• _Task instructions_:
Write the data out again in full, with no departure from the original.

• _Source excerpt_:
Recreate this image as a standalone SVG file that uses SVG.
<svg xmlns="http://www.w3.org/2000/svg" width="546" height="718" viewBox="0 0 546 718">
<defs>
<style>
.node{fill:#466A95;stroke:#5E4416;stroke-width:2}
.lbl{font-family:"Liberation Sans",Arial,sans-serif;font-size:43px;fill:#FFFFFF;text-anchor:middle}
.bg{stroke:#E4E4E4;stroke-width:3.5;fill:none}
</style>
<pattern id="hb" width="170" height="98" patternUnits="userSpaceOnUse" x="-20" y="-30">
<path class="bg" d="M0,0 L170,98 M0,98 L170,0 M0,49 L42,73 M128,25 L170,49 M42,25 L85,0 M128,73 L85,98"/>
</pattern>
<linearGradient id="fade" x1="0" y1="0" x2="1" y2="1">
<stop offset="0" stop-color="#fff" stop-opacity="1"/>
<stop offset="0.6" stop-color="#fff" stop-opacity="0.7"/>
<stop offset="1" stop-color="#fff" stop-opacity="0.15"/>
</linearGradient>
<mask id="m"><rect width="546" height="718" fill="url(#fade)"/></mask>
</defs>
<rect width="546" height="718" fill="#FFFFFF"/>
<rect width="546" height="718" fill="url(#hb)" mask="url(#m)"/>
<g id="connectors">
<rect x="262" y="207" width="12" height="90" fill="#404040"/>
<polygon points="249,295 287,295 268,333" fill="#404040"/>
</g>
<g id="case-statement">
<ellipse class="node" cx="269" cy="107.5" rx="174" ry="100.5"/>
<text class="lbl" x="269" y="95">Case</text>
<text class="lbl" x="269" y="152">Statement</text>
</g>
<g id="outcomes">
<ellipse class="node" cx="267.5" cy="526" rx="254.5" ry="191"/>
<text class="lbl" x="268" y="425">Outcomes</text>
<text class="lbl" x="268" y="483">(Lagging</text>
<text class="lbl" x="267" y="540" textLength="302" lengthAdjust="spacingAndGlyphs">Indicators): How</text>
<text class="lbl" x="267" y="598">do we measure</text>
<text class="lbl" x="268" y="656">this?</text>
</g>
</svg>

• _Written answer_:
Recreate this image as a standalone SVG file that uses SVG.
<svg xmlns="http://www.w3.org/2000/svg" width="546" height="718" viewBox="0 0 546 718">
<defs>
<style>
.node{fill:#466A95;stroke:#5E4416;stroke-width:2}
.lbl{font-family:"Liberation Sans",Arial,sans-serif;font-size:43px;fill:#FFFFFF;text-anchor:middle}
.bg{stroke:#E4E4E4;stroke-width:3.5;fill:none}
</style>
<pattern id="hb" width="170" height="98" patternUnits="userSpaceOnUse" x="-20" y="-30">
<path class="bg" d="M0,0 L170,98 M0,98 L170,0 M0,49 L42,73 M128,25 L170,49 M42,25 L85,0 M128,73 L85,98"/>
</pattern>
<linearGradient id="fade" x1="0" y1="0" x2="1" y2="1">
<stop offset="0" stop-color="#fff" stop-opacity="1"/>
<stop offset="0.6" stop-color="#fff" stop-opacity="0.7"/>
<stop offset="1" stop-color="#fff" stop-opacity="0.15"/>
</linearGradient>
<mask id="m"><rect width="546" height="718" fill="url(#fade)"/></mask>
</defs>
<rect width="546" height="718" fill="#FFFFFF"/>
<rect width="546" height="718" fill="url(#hb)" mask="url(#m)"/>
<g id="connectors">
<rect x="262" y="207" width="12" height="90" fill="#404040"/>
<polygon points="249,295 287,295 268,333" fill="#404040"/>
</g>
<g id="case-statement">
<ellipse class="node" cx="269" cy="107.5" rx="174" ry="100.5"/>
<text class="lbl" x="269" y="95">Case</text>
<text class="lbl" x="269" y="152">Statement</text>
</g>
<g id="outcomes">
<ellipse class="node" cx="267.5" cy="526" rx="254.5" ry="191"/>
<text class="lbl" x="268" y="425">Outcomes</text>
<text class="lbl" x="268" y="483">(Lagging</text>
<text class="lbl" x="267" y="540" textLength="302" lengthAdjust="spacingAndGlyphs">Indicators): How</text>
<text class="lbl" x="267" y="598">do we measure</text>
<text class="lbl" x="268" y="656">this?</text>
</g>
</svg>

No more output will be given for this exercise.